* BEGIN *
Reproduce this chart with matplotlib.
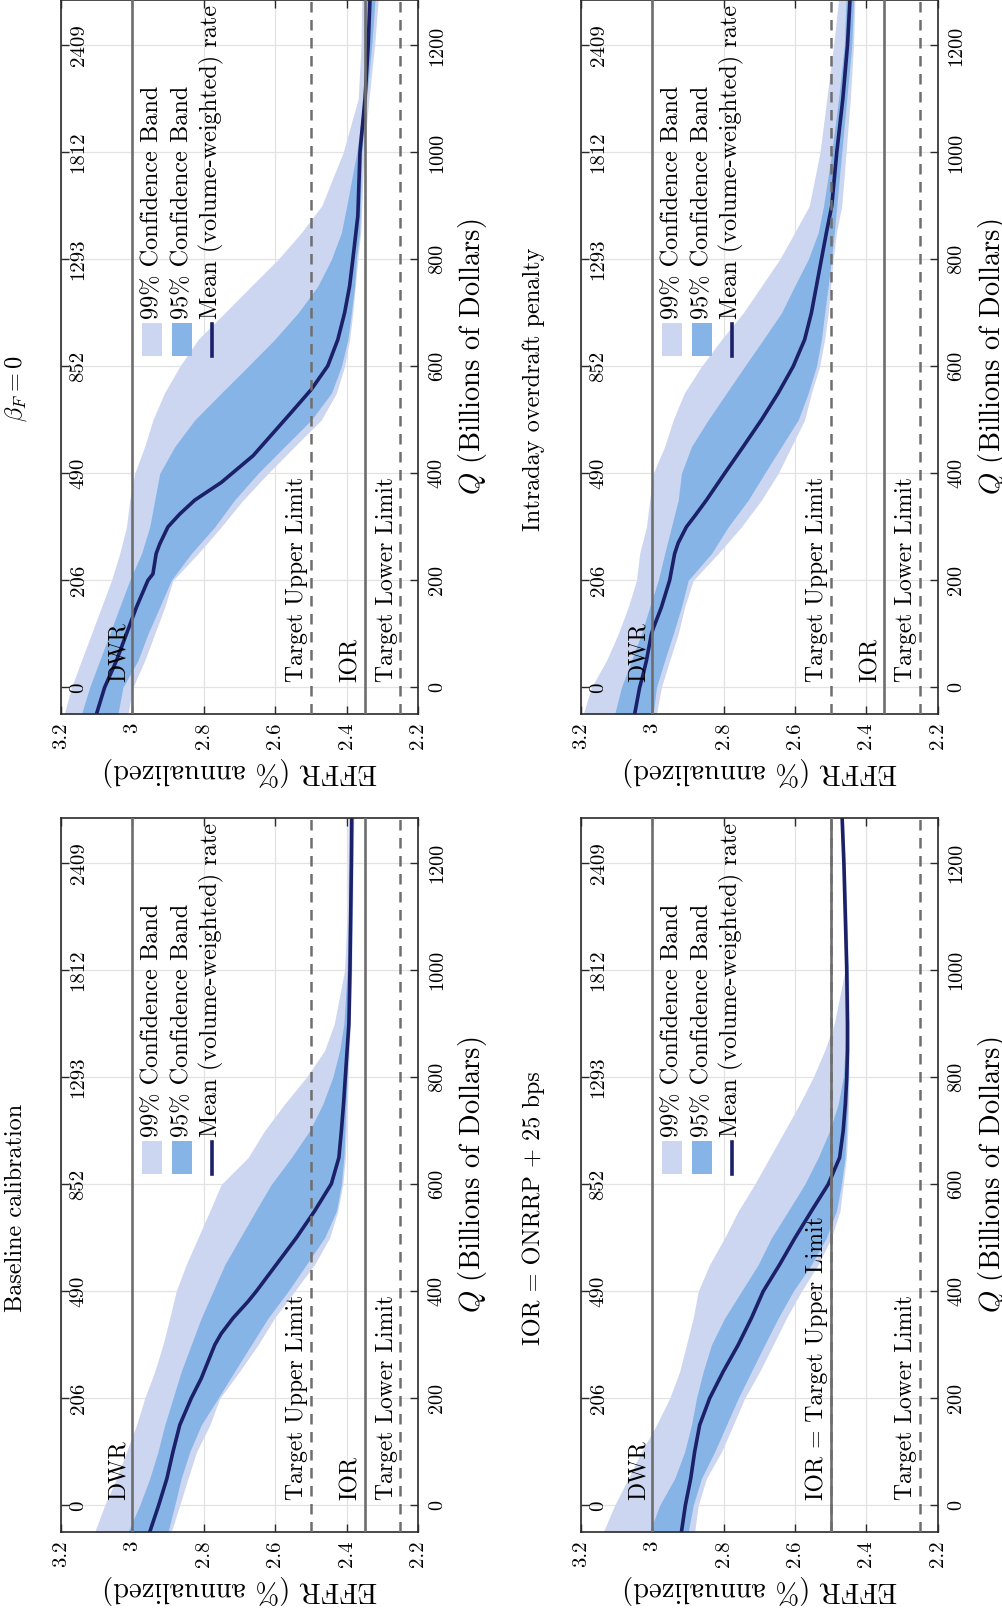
import matplotlib
matplotlib.use('Agg')
import matplotlib.pyplot as plt
import matplotlib.transforms as mtransforms
from matplotlib.patches import Rectangle

plt.rcParams['font.family'] = ['cmr10', 'DejaVu Serif']
plt.rcParams['mathtext.fontset'] = 'cm'
plt.rcParams['axes.unicode_minus'] = False

# policy rates (% annualized)
dwr = 3.0
upper_limit = 2.5
lower_limit = 2.25
ior_rate = 2.35
ior_rate_onrrp = 2.5

effr_ticks = [3.2, 3.0, 2.8, 2.6, 2.4, 2.2]
effr_labels = ['3.2', '3', '2.8', '2.6', '2.4', '2.2']
q_ticks = [0, 200, 400, 600, 800, 1000, 1200]
q_labels = ['0', '200', '400', '600', '800', '1000', '1200']
reserve_labels = ['0', '206', '490', '852', '1293', '1812', '2409']

q_band = [-50, 0, 50, 100, 150, 200, 250, 300, 350, 400, 450, 500, 550, 600,
          650, 700, 750, 800, 850, 900, 1000, 1100, 1200, 1285]

# Baseline calibration
base_hi99 = [3.105, 3.077, 3.044, 3.016, 2.988, 2.965, 2.937, 2.914, 2.895, 2.877, 2.849, 2.816,
             2.783, 2.751, 2.676, 2.63, 2.574, 2.513, 2.462, 2.435, 2.406, 2.399, 2.397, 2.396]
base_hi95 = [3.012, 2.979, 2.951, 2.928, 2.909, 2.886, 2.863, 2.835, 2.807, 2.774, 2.741, 2.698,
             2.655, 2.611, 2.555, 2.504, 2.467, 2.439, 2.42, 2.408, 2.399, 2.395, 2.393, 2.392]
base_lo95 = [2.9, 2.881, 2.863, 2.839, 2.807, 2.76, 2.714, 2.667, 2.62, 2.564, 2.513, 2.462,
             2.429, 2.415, 2.408, 2.405, 2.402, 2.399, 2.396, 2.392, 2.388, 2.386, 2.384, 2.383]
base_lo99 = [2.891, 2.867, 2.844, 2.82, 2.783, 2.755, 2.7, 2.648, 2.602, 2.546, 2.49, 2.448,
             2.425, 2.411, 2.404, 2.401, 2.398, 2.396, 2.393, 2.39, 2.386, 2.384, 2.382, 2.38]
base_q_mean = [-50, 0, 50, 100, 150, 200, 237, 300, 321, 350, 381, 400, 450, 500, 550, 601,
               650, 700, 750, 800, 850, 900, 1000, 1100, 1200, 1285]
base_mean = [2.951, 2.926, 2.903, 2.886, 2.867, 2.835, 2.807, 2.769, 2.751, 2.718, 2.676, 2.653,
             2.597, 2.541, 2.49, 2.443, 2.422, 2.415, 2.409, 2.404, 2.399, 2.394, 2.391, 2.389,
             2.387, 2.386]

# IOR = ONRRP + 25 bps
ior_hi99 = [3.137, 3.105, 3.067, 3.03, 2.988, 2.951, 2.923, 2.904, 2.885, 2.871, 2.839, 2.797,
            2.759, 2.713, 2.671, 2.629, 2.587, 2.549, 2.517, 2.49, 2.46, 2.462, 2.466, 2.471]
ior_hi95 = [3.007, 2.979, 2.937, 2.909, 2.89, 2.876, 2.857, 2.834, 2.797, 2.75, 2.703, 2.666,
            2.619, 2.573, 2.535, 2.503, 2.479, 2.465, 2.46, 2.457, 2.458, 2.462, 2.465, 2.47]
ior_lo95 = [2.899, 2.885, 2.862, 2.825, 2.792, 2.759, 2.722, 2.685, 2.647, 2.605, 2.554, 2.512,
            2.484, 2.47, 2.46, 2.456, 2.453, 2.451, 2.45, 2.45, 2.452, 2.456, 2.461, 2.466]
ior_lo99 = [2.881, 2.871, 2.848, 2.806, 2.773, 2.741, 2.699, 2.661, 2.624, 2.582, 2.535, 2.498,
            2.474, 2.465, 2.456, 2.452, 2.45, 2.449, 2.448, 2.448, 2.45, 2.454, 2.459, 2.464]
ior_q_mean = q_band
ior_mean = [2.918, 2.907, 2.892, 2.881, 2.867, 2.839, 2.801, 2.759, 2.722, 2.689, 2.643, 2.6,
            2.554, 2.507, 2.475, 2.465, 2.459, 2.455, 2.453, 2.453, 2.455, 2.459, 2.463, 2.468]

# beta_F = 0
beta_hi99 = [3.19, 3.17, 3.142, 3.114, 3.086, 3.058, 3.035, 3.016, 3.007, 2.993, 2.965, 2.942,
             2.91, 2.867, 2.816, 2.741, 2.667, 2.592, 2.527, 2.47, 2.41, 2.368, 2.36, 2.358]
beta_hi95 = [3.142, 3.119, 3.091, 3.063, 3.035, 3.007, 2.974, 2.951, 2.937, 2.923, 2.881, 2.825,
             2.751, 2.676, 2.602, 2.536, 2.481, 2.443, 2.415, 2.4, 2.372, 2.352, 2.35, 2.349]
beta_lo95 = [3.04, 3.026, 2.984, 2.956, 2.923, 2.891, 2.835, 2.769, 2.714, 2.648, 2.574, 2.499,
             2.443, 2.415, 2.397, 2.387, 2.378, 2.373, 2.364, 2.362, 2.358, 2.345, 2.33, 2.321]
beta_lo99 = [3.012, 2.998, 2.965, 2.937, 2.909, 2.886, 2.816, 2.751, 2.69, 2.62, 2.546, 2.471,
             2.429, 2.406, 2.392, 2.383, 2.376, 2.369, 2.361, 2.358, 2.352, 2.338, 2.322, 2.312]
beta_q_mean = [-50, 0, 50, 100, 150, 200, 212, 250, 268, 300, 324, 350, 383, 433, 514, 557,
               601, 650, 700, 750, 800, 881, 1000, 1100, 1200, 1285]
beta_mean = [3.1, 3.077, 3.044, 3.016, 2.988, 2.956, 2.942, 2.933, 2.923, 2.9, 2.867, 2.825,
             2.751, 2.662, 2.555, 2.499, 2.453, 2.425, 2.406, 2.392, 2.383, 2.369, 2.363, 2.349,
             2.34, 2.335]

# Intraday overdraft penalty
intra_hi99 = [3.193, 3.17, 3.128, 3.095, 3.067, 3.044, 3.035, 3.016, 3.007, 2.997, 2.965, 2.941,
              2.91, 2.862, 2.806, 2.745, 2.694, 2.643, 2.601, 2.56, 2.53, 2.511, 2.492, 2.478]
intra_hi95 = [3.105, 3.086, 3.058, 3.03, 3.007, 2.983, 2.965, 2.946, 2.927, 2.918, 2.89, 2.843,
              2.792, 2.741, 2.689, 2.638, 2.601, 2.563, 2.535, 2.52, 2.497, 2.478, 2.462, 2.457]
intra_lo95 = [2.997, 2.988, 2.965, 2.941, 2.918, 2.899, 2.834, 2.787, 2.731, 2.685, 2.638, 2.591,
              2.563, 2.54, 2.526, 2.517, 2.507, 2.498, 2.49, 2.483, 2.469, 2.455, 2.441, 2.436]
intra_lo99 = [2.988, 2.974, 2.951, 2.927, 2.909, 2.885, 2.815, 2.75, 2.694, 2.647, 2.61, 2.573,
              2.554, 2.531, 2.517, 2.507, 2.5, 2.493, 2.484, 2.469, 2.457, 2.445, 2.436, 2.432]
intra_q_mean = [-50, 0, 22, 50, 100, 110, 150, 200, 250, 270, 300, 320, 350, 400, 450, 500,
                550, 600, 650, 700, 750, 800, 850, 900, 1000, 1100, 1200, 1285]
intra_mean = [3.049, 3.035, 3.026, 3.016, 3.002, 2.997, 2.974, 2.951, 2.937, 2.927, 2.904, 2.881,
              2.848, 2.797, 2.745, 2.694, 2.647, 2.605, 2.573, 2.554, 2.54, 2.526, 2.512, 2.497,
              2.483, 2.466, 2.453, 2.446]

C99 = '#CCD6F0'
C95 = '#87B4E6'
CMEAN = '#1B2068'
GRAY = '#6E6E6E'

fig = plt.figure(figsize=(10.03, 16.13), dpi=100)


def draw(pos, title, title_xy, hi99, lo99, hi95, lo95, qm, mean, ior, ior_txt):
    ax = fig.add_axes(pos)
    ax.fill_betweenx(q_band, lo99, hi99, color=C99, lw=0, zorder=1)
    ax.fill_betweenx(q_band, lo95, hi95, color=C95, lw=0, zorder=1.5)
    ax.plot(mean, qm, color=CMEAN, lw=2.6, zorder=2)
    ax.axvline(dwr, color=GRAY, lw=1.9, zorder=3)
    ax.axvline(ior, color=GRAY, lw=1.9, zorder=3)
    ax.axvline(upper_limit, color=GRAY, lw=1.8, ls=(0, (4.2, 3.0)), zorder=3)
    ax.axvline(lower_limit, color=GRAY, lw=1.8, ls=(0, (4.2, 3.0)), zorder=3)

    ax.set_xlim(3.2, 2.2)
    ax.set_ylim(-50, 1285)
    ax.grid(True, color='#E2E2E2', lw=0.9)
    ax.set_axisbelow(True)
    for s in ax.spines.values():
        s.set_color('#2A2A2A')
        s.set_linewidth(1.2)

    ax.set_xticks(effr_ticks, labels=effr_labels, rotation=90, fontsize=15)
    ax.set_yticks(q_ticks, labels=q_labels, rotation=90, va='center', fontsize=14.5)
    ax.yaxis.tick_right()
    ax.tick_params(direction='in', length=6, width=1, top=True, bottom=True,
                   left=True, right=True, colors='#2A2A2A', labelcolor='black')
    ax.tick_params(axis='x', pad=6)
    ax.tick_params(axis='y', pad=7)

    ax.set_xlabel('EFFR (% annualized)', rotation=180, fontsize=20.5)
    ax.xaxis.set_label_coords(0.5, -0.06)
    ax.yaxis.set_label_position('right')
    ax.set_ylabel('$Q$ (Billions of Dollars)', fontsize=20.5)
    ax.yaxis.set_label_coords(1.106, 0.5)

    # reserve levels along the other side
    tr = mtransforms.blended_transform_factory(ax.transAxes, ax.transData)
    for q, lab in zip(q_ticks, reserve_labels):
        ax.text(0.025, q, lab, transform=tr, rotation=90, ha='left', va='center', fontsize=15)

    kw = dict(xytext=(-2, 0), textcoords='offset points', rotation=90,
              ha='right', va='bottom', fontsize=17)
    ax.annotate('DWR', xy=(dwr, 10), **kw)
    ax.annotate(ior_txt, xy=(ior, 10), **kw)
    if ior != upper_limit:
        ax.annotate('Target Upper Limit', xy=(upper_limit, 10), **kw)
    ax.annotate('Target Lower Limit', xy=(lower_limit, 10), **kw)

    # legend
    ax.add_patch(Rectangle((0.2273, 0.501), 0.056, 0.047, transform=ax.transAxes,
                           color=C99, lw=0, zorder=4))
    ax.add_patch(Rectangle((0.3112, 0.501), 0.056, 0.047, transform=ax.transAxes,
                           color=C95, lw=0, zorder=4))
    ax.plot([0.423, 0.423], [0.502, 0.546], transform=ax.transAxes, color=CMEAN,
            lw=2.6, zorder=4)
    for xc, txt in zip([0.2553, 0.339, 0.423],
                       ['99% Confidence Band', '95% Confidence Band',
                        'Mean (volume-weighted) rate']):
        ax.text(xc, 0.553, txt, transform=ax.transAxes, rotation=90,
                ha='center', va='bottom', fontsize=17.5, zorder=5)

    fig.text(title_xy[0], title_xy[1], title, rotation=90, ha='center', va='center',
             fontsize=17.5)
    return ax


draw([0.0605, 0.0502, 0.3565, 0.4427], 'Baseline calibration', (0.016, 0.2511),
     base_hi99, base_lo99, base_hi95, base_lo95, base_q_mean, base_mean, ior_rate, 'IOR')
draw([0.579, 0.0502, 0.356, 0.4427], 'IOR = ONRRP + 25 bps', (0.5324, 0.2511),
     ior_hi99, ior_lo99, ior_hi95, ior_lo95, ior_q_mean, ior_mean, ior_rate_onrrp,
     'IOR = Target Upper Limit')
draw([0.0605, 0.5573, 0.3565, 0.4427], r'$\beta_F = 0$', (0.016, 0.7588),
     beta_hi99, beta_lo99, beta_hi95, beta_lo95, beta_q_mean, beta_mean, ior_rate, 'IOR')
draw([0.579, 0.5573, 0.356, 0.4427], 'Intraday overdraft penalty', (0.5324, 0.7588),
     intra_hi99, intra_lo99, intra_hi95, intra_lo95, intra_q_mean, intra_mean, ior_rate, 'IOR')

fig.savefig('out.png', dpi=100, facecolor='white')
* END *
The problem: Repeat exactly and only the lines from the start of the data above through the line that holds "ior_rate_onrrp = 2.5", inclusive. Pictures do not belong in the copy.

Solution for this task:
Reproduce this chart with matplotlib.
import matplotlib
matplotlib.use('Agg')
import matplotlib.pyplot as plt
import matplotlib.transforms as mtransforms
from matplotlib.patches import Rectangle

plt.rcParams['font.family'] = ['cmr10', 'DejaVu Serif']
plt.rcParams['mathtext.fontset'] = 'cm'
plt.rcParams['axes.unicode_minus'] = False

# policy rates (% annualized)
dwr = 3.0
upper_limit = 2.5
lower_limit = 2.25
ior_rate = 2.35
ior_rate_onrrp = 2.5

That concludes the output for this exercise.